For decades I didn't feel like I belonged anywhere. As far back as I can remember, it was difficult to "fit in". My mother was always saying "Why can't you be more like this person or that person?" I wondered that, too. I tried as hard as I could but somehow, it just didn't quite work. I didn't think like other people. And I was often misunderstood.
Sometimes I could learn to say and do enough of what was expected of me that I could "pass" for belonging on the outside. But I never felt it on the inside. The closest I ever got to "fitting in" was in my private moments of meditation, yoga, or other pursuits that connected me spiritually.
Until I moved to England. It is as traditional as I am not, so don't ask me how that worked but it did. Intending to live out the rest of my life there, I dug deep roots. I wrote and painted. I was deeply involved in various kinds of spiritual healing, as well as my work as a psychic and medium. I was more connected with my true Self than I had ever been, expressing both my creativity and my spirituality freely and openly. No wonder I was so happy.
I found it to be fascinating that living in the heart of a traditional country, there were several one or two-page spreads about me and my spiritual life (e.g. as a psychic and medium) in well-respected newspapers and magazines. From 2006 to 2011 I made frequent appearances on BBC Regional Radio, doing psychic phone-ins for nine counties in the East of England.
Really? On the straight-laced traditional British Broadcasting Corporation? Yes, really. This was especially fascinating given how oppressive and stifling England is in many other respects. And the Naked Scientist was always there in the studio right before my guest spots (and was he really naked? I'm not telling!).
And as straight-laced as the Brits seem to be on the surface, they accepted me, quirks and all. It was okay to be different. I heard that they love eccentricity. Perhaps that's how they saw me and that's why finally, I fit in somewhere. I felt like I belonged there. Not because I was like everyone else, but because I wasn't. They didn't understand me but they didn't care. They loved me anyway. Perhaps this is one of the biggest reasons I became a British citizen.
Fast forward and I've had to move back to Canada. The multicultural country of freedom, acceptance and openness.

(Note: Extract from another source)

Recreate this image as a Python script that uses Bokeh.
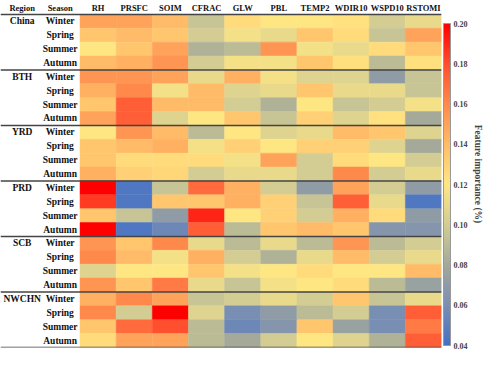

Very quickly, I'm remembering that I don't fit. Canadians are great at accepting people for how they look, the colour of their skin, where they come from, and what they believe. But they don't seem to know where to put me. I don't fit into a box or a slot - or that bloody round hole.
Perhaps it's because I'm not in Hippie Vancouver or Trendy Toronto. Perhaps it's because I'm in Redneck Alberta. But whatever the reason, I don't fit and I am not understood. And I can feel it. Forcing myself to fit feels even worse...
I love my life. I love my home. I am so grateful every day for the many blessings I have been given and I am very happy. And of course there are family and friends who accept me, even though they don't really "get" me. They call me quirky. They just smile, shake their heads and hug me anyway. But when I step out into the world, I don't fit and this leaves me feeling very much on the outside of everything.
Consequently, I've learned to keep to myself a lot. Too much, in fact, especially during several years tucked away in a little cottage in The Middle of Nowhere, Rural England. So in the last couple of months I've been joining various groups, getting involved where I can and deciding it's time to be more sociable.
Mostly, it's gone well so far but recently I was reminded of how very much misunderstood I can be. It's been a long time since this happened and to be honest, I didn't take it very well. I felt flawed and defective, like there is something inherently wrong with me. It has shaken me considerably, knocked me off balance and left me bewildered, not knowing what to do next.
I was reminded that those moments are great teachers. I've had several lessons smack me in the head with this situation, one of which was that although years ago I'd stopped trying to fit in, I discovered that I've still been wishing I did. So I must stop wishing I could find a place or a group where I will fit. I'm unlikely to find it anyway - unless there is a group of Square Pegs out there somewhere!
At least I'm able to say there is one person on the planet who does "get" me completely, one person who understands me, who knows how I tick, who appreciates me and loves me no matter what, and I am so grateful for that. My "differentness" disappears during our time together and I always feel like I'm home.
Among the other lessons I learned was this - and it's the most important one of all: There is nothing "wrong with me." I am not flawed or defective, just because other people do not understand me. I am simply a square peg in a round hole, full stop. The only acceptance I need is my own.